Complete step-by-step answer:
We have to find the range of the given function $f(x)$i.e.
$\Rightarrow f(x) = {\cot ^{ - 1}}{\log _{0.5}}({x^4} - 2{x^2} + 3)$
We can see the function $f(x)$ contains three functions. To find the range we will split these functions and solve each function one by one in order.
Start with the algebraic expression as it is inside of the other two functions. So, we are going to solve it first let take it as A i.e.
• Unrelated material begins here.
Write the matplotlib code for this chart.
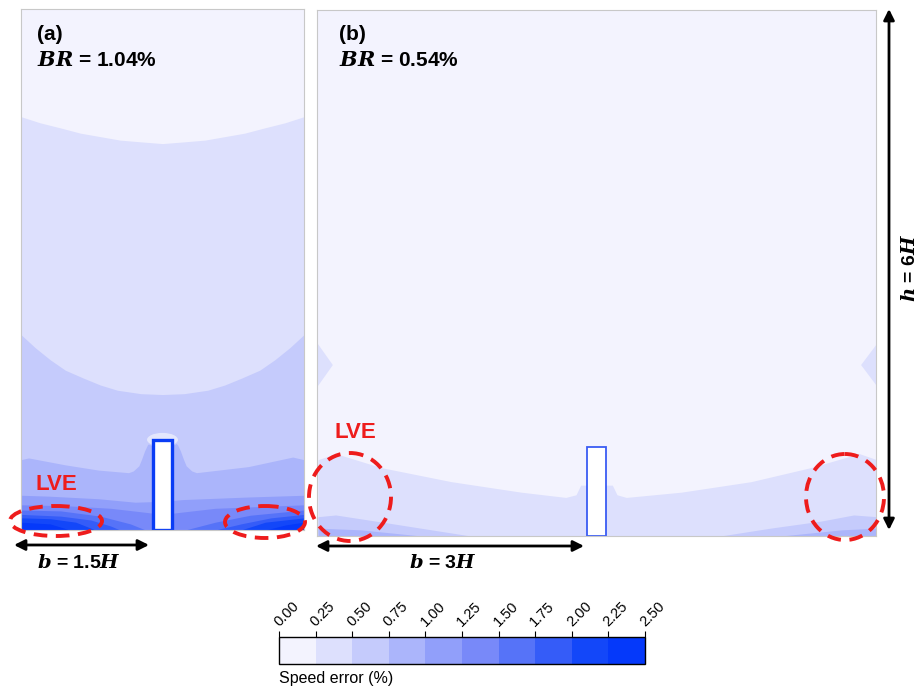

$\Rightarrow A = {x^4} - 2{x^2} + 3$
Solve this by writing 3 as addition of 2 and 1, it is done so to write the expression in proper square form. By doing so we get,
$\Rightarrow A = {x^4} - 2{x^2} + 1 + 2$
From the formula ${(a - b)^2} = {a^2} + {b^2} - 2ab$, we can write ${x^4} - 2{x^2} + 1$ as a whole square of ${x^2} - 1$. Hence, we get,
$\Rightarrow A = {({x^2} - 1)^2} + 2$
Here we can see the minimum value of ${x^2} - 1$ is 0. As for any value of x the square will always be positive. So, the range of the equation will be greater than or equal to 2. i.e.
$\Rightarrow {({x^2} - 1)^2} + 2 \geqslant 2$
After this we are going to solve the logarithmic part of the function as it is inside the inverse cotangent function. Let take it as B i.e.
$\Rightarrow B = {\log _{0.5}}({x^4} - 2{x^2} + 3)$
Here, we writing 0.5 in the logarithmic as -2 we get,
$\Rightarrow B = {\log _{ - 2}}({x^4} - 2{x^2} + 3)$
By taking negative sign of 2 outside the logarithmic we get,
$\Rightarrow B = - {\log _2}({x^4} - 2{x^2} + 3)$
The range of the algebraic expression in the bracket is greater than 2 so if we put the minimum value of ${x^4} - 2{x^2} + 3$i.e. 2 then ${\log _2}2$is , after that if we put the value of ${x^4} - 2{x^2} + 1$ as 4 then ${\log _2}4$is 4 and so on. So, ${\log _2}({x^4} - 2{x^2} + 3)$ is greater than or equal to 1 but if we take its negative then we get,
$\Rightarrow - {\log _2}({x^4} - 2{x^2} + 3) \leqslant - 1$
$\Rightarrow B \leqslant - 1$
Finally, we are going to solve the inverse cotangent part and it will give the solution for the question i.e. range of $f(x)$.
$\Rightarrow f(x) = {\cot ^{ - 1}}{\log _{0.5}}({x^4} - 2{x^2} + 3)$
As we have taken ${\log _{0.5}}({x^4} - 2{x^2} + 3)$as B. So, above equation can be written as
$\Rightarrow f(x) = {\cot ^{ - 1}}B$
As the range of inverse of cot is $\left[ {0,\pi } \right]$ and if we put the maximum value of B then ${\cot ^{ - 1}}B$i.e. ${\cot ^{ - 1}}( - 1)$is $\dfrac{{3\pi }}{4}$. The minimum value of B is $- \infty$then ${\cot ^{ - 1}}( - \infty )$is 0. Hence, the range of ${\cot ^{ - 1}}B$ will be $\left( {0,\dfrac{{3\pi }}{4}} \right]$. Therefore,
$\Rightarrow {\cot ^{ - 1}}{\log _{0.5}}({x^4} - 2{x^2} + 3) \in \left( {0,\dfrac{{3\pi }}{4}} \right]$
$\Rightarrow f(x) \in \left( {0,\dfrac{{3\pi }}{4}} \right]$
Hence, option b is the correct answer.

Note: To solve this question students can also use another method but this is the easiest method amongst all. Students can get confused by multiple functions but if you do it step by step and consider all the conditions of the function then chances of mistakes may be reduced.
In the algebraic part if we directly place the different values of x then it will be difficult to find range that’s why we convert it into square form.
It is noted that the range depends on the input of the function i.e. ranges if the domain of the function changes. Domain is the possible values of x in which function can be defined and range is the possible outcomes of a function.